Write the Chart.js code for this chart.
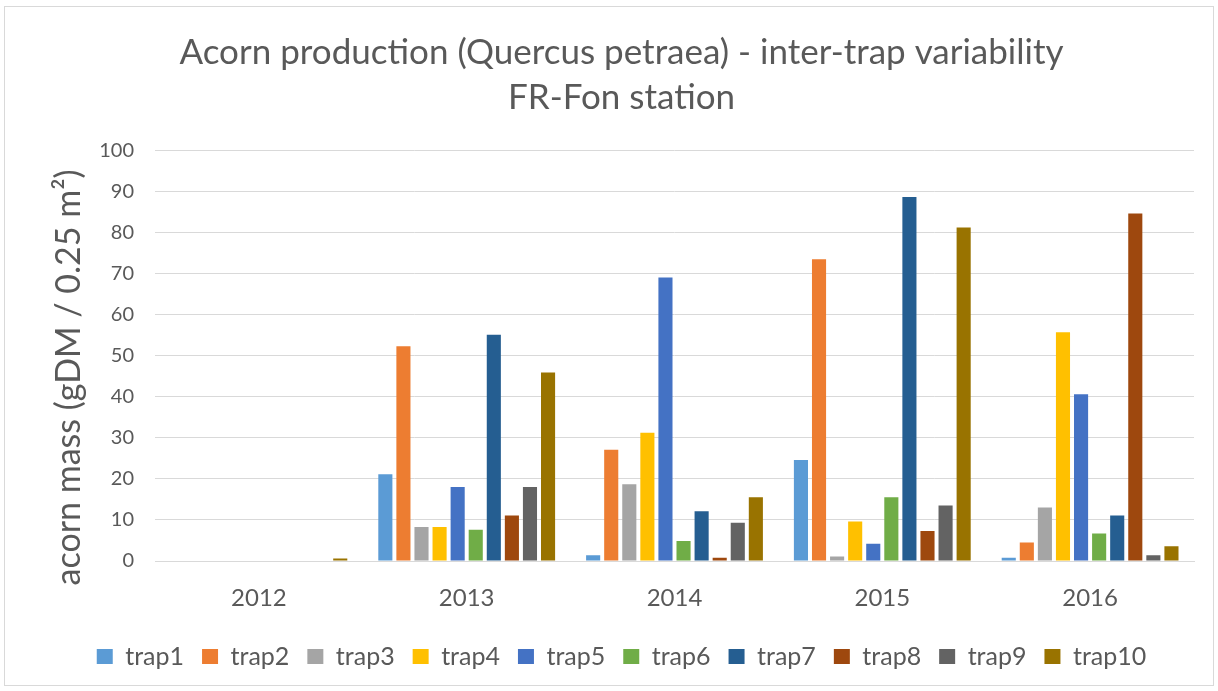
<!DOCTYPE html>
<html><head><meta charset="utf-8">
<script src="https://cdn.jsdelivr.net/npm/chart.js@4/dist/chart.umd.min.js"></script>
<style>
html,body{margin:0;padding:0;background:#fff;}
#wrap{position:absolute;left:0;top:0;width:1218px;height:691px;}
#frame{position:absolute;left:4px;top:6px;width:1210px;height:680px;border:1px solid #d9d9d9;box-sizing:border-box;pointer-events:none;}
</style></head>
<body>
<div id="wrap"><canvas id="c" width="1218" height="691"></canvas></div>
<div id="frame"></div>
<script>
const years = ['2012','2013','2014','2015','2016'];
const trapNames = ['trap1','trap2','trap3','trap4','trap5','trap6','trap7','trap8','trap9','trap10'];
const trap1  = [0, 21.1, 1.4, 24.6, 0.8];
const trap2  = [0, 52.3, 27.1, 73.5, 4.5];
const trap3  = [0, 8.3, 18.7, 1.1, 13.0];
const trap4  = [0, 8.3, 31.2, 9.6, 55.7];
const trap5  = [0, 18.0, 69.0, 4.2, 40.6];
const trap6  = [0, 7.6, 4.9, 15.5, 6.7];
const trap7  = [0, 55.1, 12.1, 88.6, 11.1];
const trap8  = [0, 11.1, 0.8, 7.3, 84.6];
const trap9  = [0, 18.0, 9.3, 13.5, 1.4];
const trap10 = [0.6, 45.9, 15.5, 81.2, 3.6];
const yTicks = [0,10,20,30,40,50,60,70,80,90,100];
const colors = ['#5B9BD5','#ED7D31','#A5A5A5','#FFC000','#4472C4','#70AD47','#255E91','#9E480E','#636363','#997300'];
const series = [trap1,trap2,trap3,trap4,trap5,trap6,trap7,trap8,trap9,trap10];
const FONT = 'Lato, "Open Sans", sans-serif';
new Chart(document.getElementById('c'), {
  type: 'bar',
  data: {
    labels: years,
    datasets: series.map((d,i)=>({label: trapNames[i], data: d, backgroundColor: colors[i], borderWidth: 0, categoryPercentage: 0.87, barPercentage: 0.78}))
  },
  options: {
    responsive: false,
    animation: false,
    layout: {padding: {left: 49, right: 24, top: 10, bottom: 12}},
    plugins: {
      title: {display: true, text: ['Acorn production (Quercus petraea) - inter-trap variability','FR-Fon station'], color: '#595959', font: {family: FONT, size: 35, weight: 'normal', lineHeight: 1.29}, padding: {top: 20, bottom: 30}},
      legend: {position: 'bottom', labels: {color: '#595959', font: {family: FONT, size: 25}, boxWidth: 16, boxHeight: 15, padding: 18}},
      tooltip: {enabled: false}
    },
    scales: {
      x: {grid: {display: false, drawTicks: false}, border: {color: '#d9d9d9'}, ticks: {color: '#595959', font: {family: FONT, size: 24}, padding: 23},
          afterFit: s => { s.height = 65; }},
      y: {min: 0, max: 100, afterBuildTicks: s => { s.ticks = yTicks.map(v=>({value:v})); },
          grid: {color: '#d9d9d9', drawTicks: false}, border: {display: false},
          ticks: {color: '#595959', font: {family: FONT, size: 20}, padding: 21},
          title: {display: true, text: 'acorn mass (gDM / 0.25 m²)     ', color: '#595959', font: {family: FONT, size: 34}, padding: {top: 0, bottom: 0}},
          afterFit: s => { s.width = 106; }}
    }
  }
});
</script>
</body></html>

━━━━━━━━━━━━━━━━━━━━━━━━━━━━━━

◆ TASK ◆
Omit pictures; set down the rest of the material word for word.

◆ COMPLETED TASK ◆
Write the Chart.js code for this chart.
<!DOCTYPE html>
<html><head><meta charset="utf-8">
<script src="https://cdn.jsdelivr.net/npm/chart.js@4/dist/chart.umd.min.js"></script>
<style>
html,body{margin:0;padding:0;background:#fff;}
#wrap{position:absolute;left:0;top:0;width:1218px;height:691px;}
#frame{position:absolute;left:4px;top:6px;width:1210px;height:680px;border:1px solid #d9d9d9;box-sizing:border-box;pointer-events:none;}
</style></head>
<body>
<div id="wrap"><canvas id="c" width="1218" height="691"></canvas></div>
<div id="frame"></div>
<script>
const years = ['2012','2013','2014','2015','2016'];
const trapNames = ['trap1','trap2','trap3','trap4','trap5','trap6','trap7','trap8','trap9','trap10'];
const trap1  = [0, 21.1, 1.4, 24.6, 0.8];
const trap2  = [0, 52.3, 27.1, 73.5, 4.5];
const trap3  = [0, 8.3, 18.7, 1.1, 13.0];
const trap4  = [0, 8.3, 31.2, 9.6, 55.7];
const trap5  = [0, 18.0, 69.0, 4.2, 40.6];
const trap6  = [0, 7.6, 4.9, 15.5, 6.7];
const trap7  = [0, 55.1, 12.1, 88.6, 11.1];
const trap8  = [0, 11.1, 0.8, 7.3, 84.6];
const trap9  = [0, 18.0, 9.3, 13.5, 1.4];
const trap10 = [0.6, 45.9, 15.5, 81.2, 3.6];
const yTicks = [0,10,20,30,40,50,60,70,80,90,100];
const colors = ['#5B9BD5','#ED7D31','#A5A5A5','#FFC000','#4472C4','#70AD47','#255E91','#9E480E','#636363','#997300'];
const series = [trap1,trap2,trap3,trap4,trap5,trap6,trap7,trap8,trap9,trap10];
const FONT = 'Lato, "Open Sans", sans-serif';
new Chart(document.getElementById('c'), {
  type: 'bar',
  data: {
    labels: years,
    datasets: series.map((d,i)=>({label: trapNames[i], data: d, backgroundColor: colors[i], borderWidth: 0, categoryPercentage: 0.87, barPercentage: 0.78}))
  },
  options: {
    responsive: false,
    animation: false,
    layout: {padding: {left: 49, right: 24, top: 10, bottom: 12}},
    plugins: {
      title: {display: true, text: ['Acorn production (Quercus petraea) - inter-trap variability','FR-Fon station'], color: '#595959', font: {family: FONT, size: 35, weight: 'normal', lineHeight: 1.29}, padding: {top: 20, bottom: 30}},
      legend: {position: 'bottom', labels: {color: '#595959', font: {family: FONT, size: 25}, boxWidth: 16, boxHeight: 15, padding: 18}},
      tooltip: {enabled: false}
    },
    scales: {
      x: {grid: {display: false, drawTicks: false}, border: {color: '#d9d9d9'}, ticks: {color: '#595959', font: {family: FONT, size: 24}, padding: 23},
          afterFit: s => { s.height = 65; }},
      y: {min: 0, max: 100, afterBuildTicks: s => { s.ticks = yTicks.map(v=>({value:v})); },
          grid: {color: '#d9d9d9', drawTicks: false}, border: {display: false},
          ticks: {color: '#595959', font: {family: FONT, size: 20}, padding: 21},
          title: {display: true, text: 'acorn mass (gDM / 0.25 m²)     ', color: '#595959', font: {family: FONT, size: 34}, padding: {top: 0, bottom: 0}},
          afterFit: s => { s.width = 106; }}
    }
  }
});
</script>
</body></html>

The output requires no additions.